You are responsible for war; you have brought it about by your everyday action of greed, ill will, passion. Each one of us has built up this competitive, ruthless civilization, in which man is against man. You want to root out the causes of war, of barbarity in others, while you yourself indulge in them. This leads to hypocrisy and to further wars. You have to root out the causes of war, of violence, in yourself, which demands patience and gentleness, not bloody condemnation of others.
Humanity does not need more suffering to make it understand but what is needed is that you should be aware of your own actions, that you should awaken to your own ignorance and sorrow and so bring about in yourself compassion and tolerance. You should not be concerned with punishments and rewards but with the eradication in yourself of those causes that manifest themselves in violence and in hate, in antagonism and ill will. In murdering the murderer you become like him; you become the criminal. A wrong is not righted through wrong means; only through right means can a right end be accomplished. If you would have peace you must employ peaceful means, and mass murder, war, can only lead to further murder, further suffering. There can be no love through bloodshed; an army is not an instrument of peace. Only good will and compassion can bring peace to the world, not might and cunning nor mere legislation.
You are responsible for the misery and disaster that exist, you who in your daily life are cruel, oppressive, greedy, ambitious. Suffering will continue till you eradicate in yourself those causes that breed passion, greed and ruthlessness. Have peace and compassion in your heart and you will find the right answer to your questions.
Questioner: At this time and in our present way of life our feelings become blunted and hard. Can you suggest a way of life that will make us more sensitive? Can we become so in spite of noise, haste, all the competitive professions and pursuits? Can we become so without dedication to a higher source of life?
Krishnamurti: Is it not necessary for clear and right thinking to be sensitive? To feel deeply must not the heart be open? Must not the body be healthy to respond eagerly? We blunt our minds, our feelings, our bodies, with beliefs and ill will, with strong and hardening stimulants. It is essential to be sensitive, to respond keenly and rightly but we become blunted, hard, through our appetites. There is no separate entity such as the mind, apart from the organism as a whole, and when the organism as a whole is ill-treated, wasted, distracted, then insensitivity sets in. Our environment, our present way of life blunts us, wastes us. How can you be sensitive when every day you indulge in reading or seeing pictures of the slaughter of thousands - this mass murder reported as though it were a successful game. First time you read the reports you may feel sick at heart but the constant repetition of brutal ruthlessness dulls your mind-heart, immunizing you to the utter barbarism of modern society. The radios, magazines, cinemas are ever wasting your sensitive pliabilities; you are forced, threatened, regimented and how can you, in the midst of this noise, haste and false pursuits remain sensitive for the cultivation of right thinking?
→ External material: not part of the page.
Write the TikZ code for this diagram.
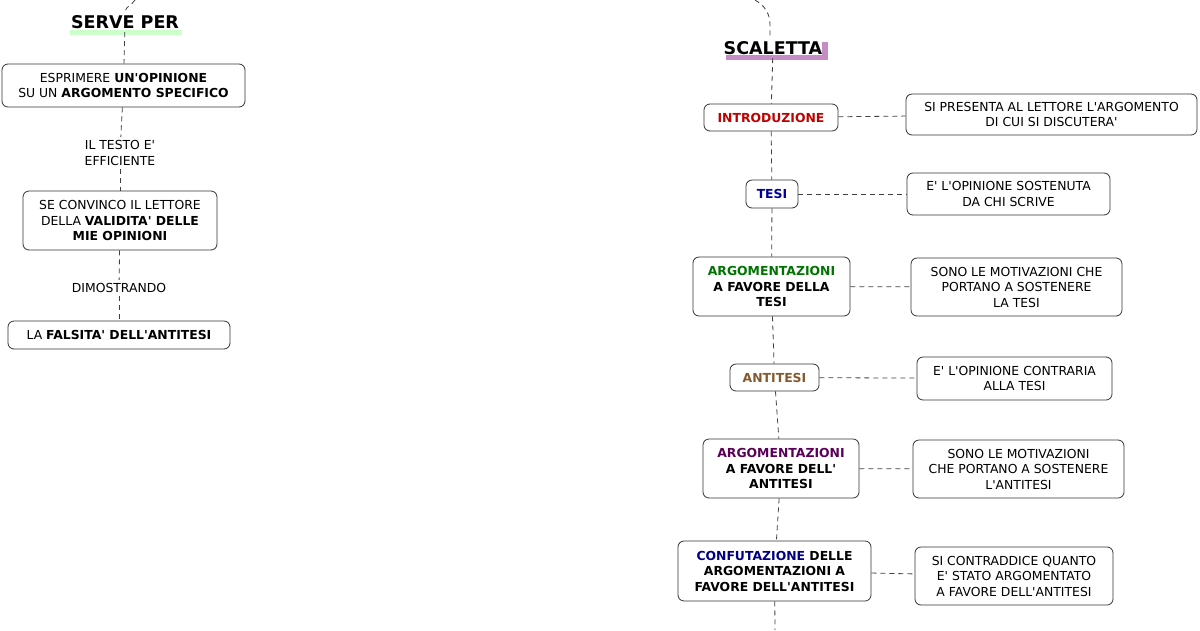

If you would not have your feelings blunted and hard, you must pay the price for it; you must abandon haste, distraction, wrong professions and pursuits. You must become aware of your appetites, your limiting environment, and by rightly understanding them you begin to reawaken your sensitivity. Through constant awareness of your thoughts-feelings, the causes of self-enclosure and narrowness fall away. If you would be highly sensitive and clear, you must deliberately work for it; you cannot be worldly and yet be pure in the pursuit of Reality. Our difficulty is we want both, the burning appetites and the serenity of Reality. You must abandon the one or the other; you cannot have both. You cannot indulge and yet be alert; to be keenly aware there must be freedom from those influences that are crystallizing, blunting.
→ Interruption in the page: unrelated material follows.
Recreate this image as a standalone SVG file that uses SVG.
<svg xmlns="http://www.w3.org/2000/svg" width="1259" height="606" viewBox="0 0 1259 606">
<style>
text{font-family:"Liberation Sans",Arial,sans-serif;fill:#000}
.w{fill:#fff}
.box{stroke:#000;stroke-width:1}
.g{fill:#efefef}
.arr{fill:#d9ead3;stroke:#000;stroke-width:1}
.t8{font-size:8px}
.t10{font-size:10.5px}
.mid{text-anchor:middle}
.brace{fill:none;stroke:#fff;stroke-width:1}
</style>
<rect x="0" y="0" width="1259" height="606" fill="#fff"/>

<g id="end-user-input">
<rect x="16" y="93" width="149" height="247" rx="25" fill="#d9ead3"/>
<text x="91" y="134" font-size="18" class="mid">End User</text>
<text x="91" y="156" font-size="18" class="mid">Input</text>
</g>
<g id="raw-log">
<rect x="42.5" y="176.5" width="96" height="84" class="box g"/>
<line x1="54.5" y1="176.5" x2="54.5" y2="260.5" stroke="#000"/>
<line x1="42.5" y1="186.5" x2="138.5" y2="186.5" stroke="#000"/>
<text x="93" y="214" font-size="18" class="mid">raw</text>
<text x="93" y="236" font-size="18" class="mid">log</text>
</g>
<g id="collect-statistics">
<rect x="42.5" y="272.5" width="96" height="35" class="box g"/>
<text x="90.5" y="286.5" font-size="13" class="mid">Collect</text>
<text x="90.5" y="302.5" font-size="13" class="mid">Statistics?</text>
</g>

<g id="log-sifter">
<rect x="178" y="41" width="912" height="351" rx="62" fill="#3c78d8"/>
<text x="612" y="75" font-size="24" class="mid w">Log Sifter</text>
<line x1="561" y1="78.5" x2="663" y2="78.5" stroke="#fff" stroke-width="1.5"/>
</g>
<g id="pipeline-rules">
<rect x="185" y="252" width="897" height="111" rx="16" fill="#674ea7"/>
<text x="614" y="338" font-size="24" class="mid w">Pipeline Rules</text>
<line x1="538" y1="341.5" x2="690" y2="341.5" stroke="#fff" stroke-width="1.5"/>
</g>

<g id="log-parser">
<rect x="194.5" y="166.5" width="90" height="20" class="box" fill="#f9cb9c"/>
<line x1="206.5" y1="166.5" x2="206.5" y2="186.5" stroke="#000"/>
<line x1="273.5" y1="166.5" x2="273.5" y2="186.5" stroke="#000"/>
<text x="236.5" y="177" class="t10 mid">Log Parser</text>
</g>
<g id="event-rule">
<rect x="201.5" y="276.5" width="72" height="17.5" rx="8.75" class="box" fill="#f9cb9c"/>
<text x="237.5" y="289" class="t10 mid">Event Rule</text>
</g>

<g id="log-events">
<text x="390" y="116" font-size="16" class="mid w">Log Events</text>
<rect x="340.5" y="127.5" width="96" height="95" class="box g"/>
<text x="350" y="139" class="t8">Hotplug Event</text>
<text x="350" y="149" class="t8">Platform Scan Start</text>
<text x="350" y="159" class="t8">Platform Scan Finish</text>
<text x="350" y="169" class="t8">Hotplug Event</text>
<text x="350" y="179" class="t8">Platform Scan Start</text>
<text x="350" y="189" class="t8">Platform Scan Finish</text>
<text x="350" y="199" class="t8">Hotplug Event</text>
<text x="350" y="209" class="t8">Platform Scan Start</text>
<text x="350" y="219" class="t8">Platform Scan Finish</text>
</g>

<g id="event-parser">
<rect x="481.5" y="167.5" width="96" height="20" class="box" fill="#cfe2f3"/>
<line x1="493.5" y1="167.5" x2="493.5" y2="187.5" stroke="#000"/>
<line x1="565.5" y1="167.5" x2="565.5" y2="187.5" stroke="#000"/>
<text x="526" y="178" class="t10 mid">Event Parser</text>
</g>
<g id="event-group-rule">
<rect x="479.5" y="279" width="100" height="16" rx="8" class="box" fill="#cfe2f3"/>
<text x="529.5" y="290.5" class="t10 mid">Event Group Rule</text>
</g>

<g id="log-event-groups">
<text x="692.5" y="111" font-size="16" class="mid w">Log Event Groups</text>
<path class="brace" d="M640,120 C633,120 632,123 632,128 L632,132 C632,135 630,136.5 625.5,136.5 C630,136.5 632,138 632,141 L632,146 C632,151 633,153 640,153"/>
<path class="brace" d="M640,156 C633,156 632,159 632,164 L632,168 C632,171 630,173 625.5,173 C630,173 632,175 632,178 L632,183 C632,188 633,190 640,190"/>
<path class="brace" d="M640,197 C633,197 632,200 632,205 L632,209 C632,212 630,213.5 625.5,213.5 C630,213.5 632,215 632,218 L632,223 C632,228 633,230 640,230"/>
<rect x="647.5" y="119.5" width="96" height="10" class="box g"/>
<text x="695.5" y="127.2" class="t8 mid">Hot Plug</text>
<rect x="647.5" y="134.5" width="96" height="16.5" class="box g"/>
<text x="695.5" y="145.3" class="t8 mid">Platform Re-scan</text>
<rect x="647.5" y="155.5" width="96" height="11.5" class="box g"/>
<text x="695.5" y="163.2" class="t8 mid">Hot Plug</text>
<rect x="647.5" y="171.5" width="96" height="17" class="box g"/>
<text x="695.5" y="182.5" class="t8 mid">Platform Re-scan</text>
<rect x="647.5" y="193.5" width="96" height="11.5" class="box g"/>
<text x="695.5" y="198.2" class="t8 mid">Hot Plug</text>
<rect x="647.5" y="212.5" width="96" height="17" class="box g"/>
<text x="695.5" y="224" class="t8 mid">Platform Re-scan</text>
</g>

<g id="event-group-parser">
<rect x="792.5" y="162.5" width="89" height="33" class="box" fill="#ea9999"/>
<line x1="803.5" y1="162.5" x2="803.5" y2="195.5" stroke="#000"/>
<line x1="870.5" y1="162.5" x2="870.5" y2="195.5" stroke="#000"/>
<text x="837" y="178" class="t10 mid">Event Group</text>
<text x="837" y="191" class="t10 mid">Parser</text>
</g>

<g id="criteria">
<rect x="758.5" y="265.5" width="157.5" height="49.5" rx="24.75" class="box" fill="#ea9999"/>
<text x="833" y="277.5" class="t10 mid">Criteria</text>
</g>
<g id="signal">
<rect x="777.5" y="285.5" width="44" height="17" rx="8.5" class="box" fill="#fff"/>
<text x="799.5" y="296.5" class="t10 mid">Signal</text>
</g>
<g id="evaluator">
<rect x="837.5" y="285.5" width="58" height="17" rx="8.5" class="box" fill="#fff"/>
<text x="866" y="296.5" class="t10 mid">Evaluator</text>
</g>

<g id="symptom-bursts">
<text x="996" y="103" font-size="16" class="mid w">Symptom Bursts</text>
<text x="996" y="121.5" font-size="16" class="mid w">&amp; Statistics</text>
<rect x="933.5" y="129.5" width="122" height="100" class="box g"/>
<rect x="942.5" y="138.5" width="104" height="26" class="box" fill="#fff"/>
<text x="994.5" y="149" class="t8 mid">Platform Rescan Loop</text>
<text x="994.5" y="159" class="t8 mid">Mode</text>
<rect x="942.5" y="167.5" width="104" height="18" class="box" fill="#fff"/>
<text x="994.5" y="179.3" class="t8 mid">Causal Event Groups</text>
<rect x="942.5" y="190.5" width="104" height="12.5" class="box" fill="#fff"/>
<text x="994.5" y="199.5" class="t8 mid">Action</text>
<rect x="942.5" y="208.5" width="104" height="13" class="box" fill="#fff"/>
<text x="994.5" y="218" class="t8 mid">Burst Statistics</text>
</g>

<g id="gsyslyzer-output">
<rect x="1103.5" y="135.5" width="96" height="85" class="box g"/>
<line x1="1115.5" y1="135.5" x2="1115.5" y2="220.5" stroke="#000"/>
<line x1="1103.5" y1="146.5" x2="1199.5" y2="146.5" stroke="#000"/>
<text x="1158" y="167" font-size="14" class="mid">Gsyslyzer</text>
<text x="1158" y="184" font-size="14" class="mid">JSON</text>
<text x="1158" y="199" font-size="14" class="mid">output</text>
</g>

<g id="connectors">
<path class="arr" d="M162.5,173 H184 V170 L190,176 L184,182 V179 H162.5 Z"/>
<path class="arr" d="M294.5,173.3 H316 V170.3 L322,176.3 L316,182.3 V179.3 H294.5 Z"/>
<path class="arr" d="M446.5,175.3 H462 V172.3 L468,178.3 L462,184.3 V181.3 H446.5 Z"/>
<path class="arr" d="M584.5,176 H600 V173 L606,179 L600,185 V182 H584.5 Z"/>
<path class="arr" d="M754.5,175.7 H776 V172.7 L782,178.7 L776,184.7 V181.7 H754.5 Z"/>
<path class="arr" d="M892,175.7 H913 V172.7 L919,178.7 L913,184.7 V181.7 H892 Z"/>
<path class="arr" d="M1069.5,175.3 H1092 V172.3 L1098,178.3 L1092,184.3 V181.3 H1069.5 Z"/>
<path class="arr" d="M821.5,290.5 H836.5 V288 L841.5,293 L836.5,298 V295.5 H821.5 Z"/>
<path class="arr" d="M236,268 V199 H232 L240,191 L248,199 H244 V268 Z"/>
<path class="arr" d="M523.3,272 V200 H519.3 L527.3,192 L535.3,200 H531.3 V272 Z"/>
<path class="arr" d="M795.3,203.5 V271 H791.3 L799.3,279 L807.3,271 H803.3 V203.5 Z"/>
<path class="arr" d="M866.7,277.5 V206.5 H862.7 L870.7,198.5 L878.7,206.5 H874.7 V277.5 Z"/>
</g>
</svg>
We have over developed the intellect at the cost of our deeper and clearer feelings and a civilization that is based on the cultivation of the intellect must bring about ruthlessness and the worship of success. The emphasis on intellect or on emotion leads to unbalance, and intellect is ever seeking to safeguard itself. Mere determination only strengthens the intellect and blunts and hardens it; it is ever self-aggressive in becoming or not-becoming. The ways of the intellect must be understood through constant awareness and its re-education must transcend its own reasoning. Questioner: I find there is conflict between my occupation and my relationship. They go in different directions. How can I make them meet?
Krishnamurti: Most of our occupations are dictated by tradition, or by greed, or by ambition. In our occupation we are ruthless, competitive, deceitful, cunning and highly self-protective. If we weaken at any time we may go under, so we must keep up with the high efficiency of the greedy machine of business. It is a constant struggle to maintain a hold, to become sharper and cleverer. Ambition can never find lasting satisfaction; it is ever seeking wider fields for self-assertiveness.
But in relationship quite a different process is involved. In it there must be affection, consideration, adjustment, self-denial, yielding; not to conquer but to live happily. In it there must be self-effacing tenderness, freedom from domination, from possessiveness; but emptiness and fear breed jealousy and pain in relationship. Relationship is a process of self-discovery, in which there is wider and deeper understanding; relationship is a constant adjustment in self-discovery. It demands patience, infinite pliability and a simple heart.
But how can the two meet together, self-assertiveness and love, occupation and relationship? The one is ruthless, competitive, ambitious, the other is self-denying, considerate, gentle; they cannot come together. With one hand people deal in blood and money, and with the other they try to be kind, affectionate, thoughtful. As a relief from their thoughtless and dull occupations they seek comfort and ease in relationship. But relationship does not yield comfort for it is a distinctive process of self-discovery and understanding. The man of occupation tries to seek through his life of relationship comfort and pleasure as a compensation for his wearisome business. His daily occupation of ambition, greed and ruthlessness lead step by step to war and to the barbarities of modern civilization.
Right occupation is not dictated by tradition, greed or ambition. If each one is seriously concerned in establishing right relationship, not only with one but with all, then he will find right occupation. Right occupation comes with regeneration, with the change of heart, not with the mere intellectual determination to find it.
Integration is only possible if there is clarity of understanding on all the different levels of our consciousness. There can be no integration of love and ambition, deception and clarity, compassion and war. So long as occupation and relationship are kept apart, so long will there be endless conflict and misery. All reformation within the pattern of duality is retrogression; only beyond it, is there creative peace.